Common Assembler Bugs - rosco-pc/propeller-wiki GitHub Wiki
My Assembler Routine Is Doing Something Weird! What's Wrong?
We've all been there. You've got an assembler routine; in an earlier version it worked perfectly, but now it's doing something really weird. You're read it through over and over, and it looks fine. But still it does something weird. And debugging facilities on the Propeller are non-existent. What on earth is wrong?
Here's a check list for things to do. Do them in order, DON'T skip to the end.
- Leave it and go do something else. Go make yourself a tea or a coffee. Go for a walk. Sleep on it. It's amazing how often once you stop staring at the screen it occurs to you why it might not be working. Or at least you think of a good way of narrowing down where the defect is.
- Go through your code checking every single CALL, JMP, JMPRET and DJNZ to make sure that the label that follows has a # in front of it. It's an extremely rare situation when you want a jump of call that isn't immediate. And on the very rare case you do, you should comment it well.
- Go through your code checking that every single CMP or TEST is followed by WC and/or WZ. The only point of these instructions is to set a flag, but they won't do so unless you explicitly say so. Also, if you are doing signed comparisons, make sure you use CMPS.
- Go through your code checking every instance of self modifying code. For immediate effect there must always be at least one instruction separating the point at which the instruction is modified and the instruction that has been modified. Rearrange the code or use a NOP to fix.
- Check that you have not placed a read only special purpose register in the destination field of an instruction unless you really mean it (e.g. CMP CNT,reg). Specifically when using PHSX, read-modify-write will use the shadow register as source but affects both shadow and counter registers during write-back.
- Check that all your RES lines are at the end of your assembler DAT section. After all LONG, WORD and BYTE declarations.
- Try the Propeller Assembler Source-code Debugger. It IS possible to single step though your code and examine data as you do so.
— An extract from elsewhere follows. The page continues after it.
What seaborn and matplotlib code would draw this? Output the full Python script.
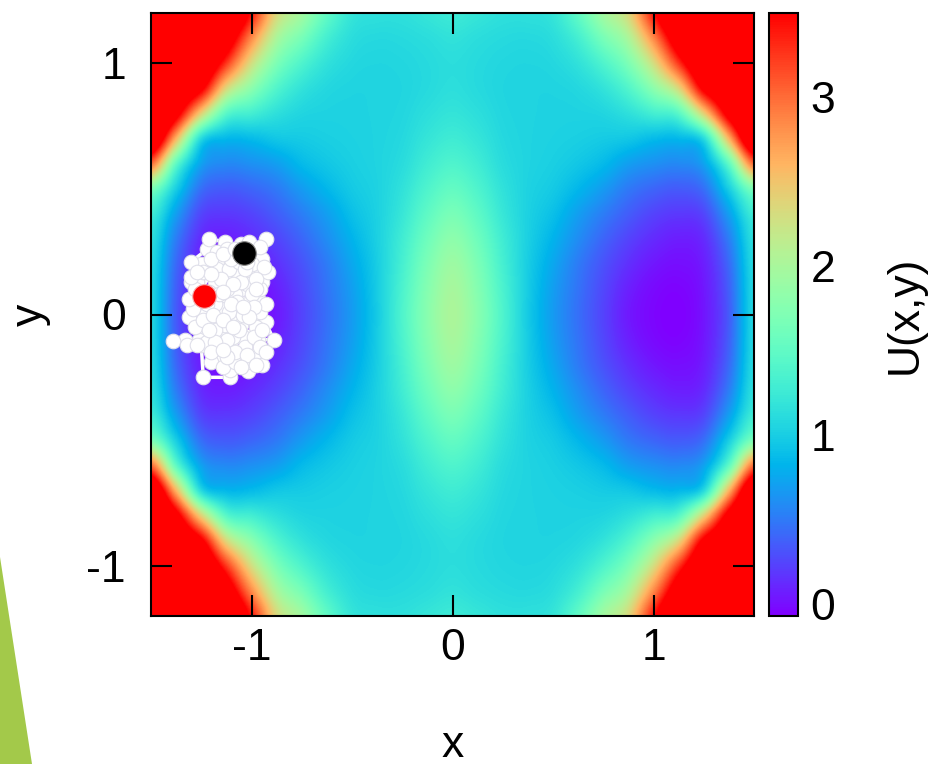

- If you are still stuck, then ask on one of the propeller forums for someone else to take a look. Don't copy more than half a dozen lines into the message itself - the forum software doesn't tend to preserve the formatting at all well. Explain your problem as best you can, and describe what you have already tried, and attach a complete SPIN file or a zip containing the entire project to the post. Anything less is asking for help whilst at the same time ensuring that your helpers will have one hand tied behind their backs. Usually people are very keen to help, but it's unfair to make finding the problem even harder for them than it was for you by not giving them compilable source.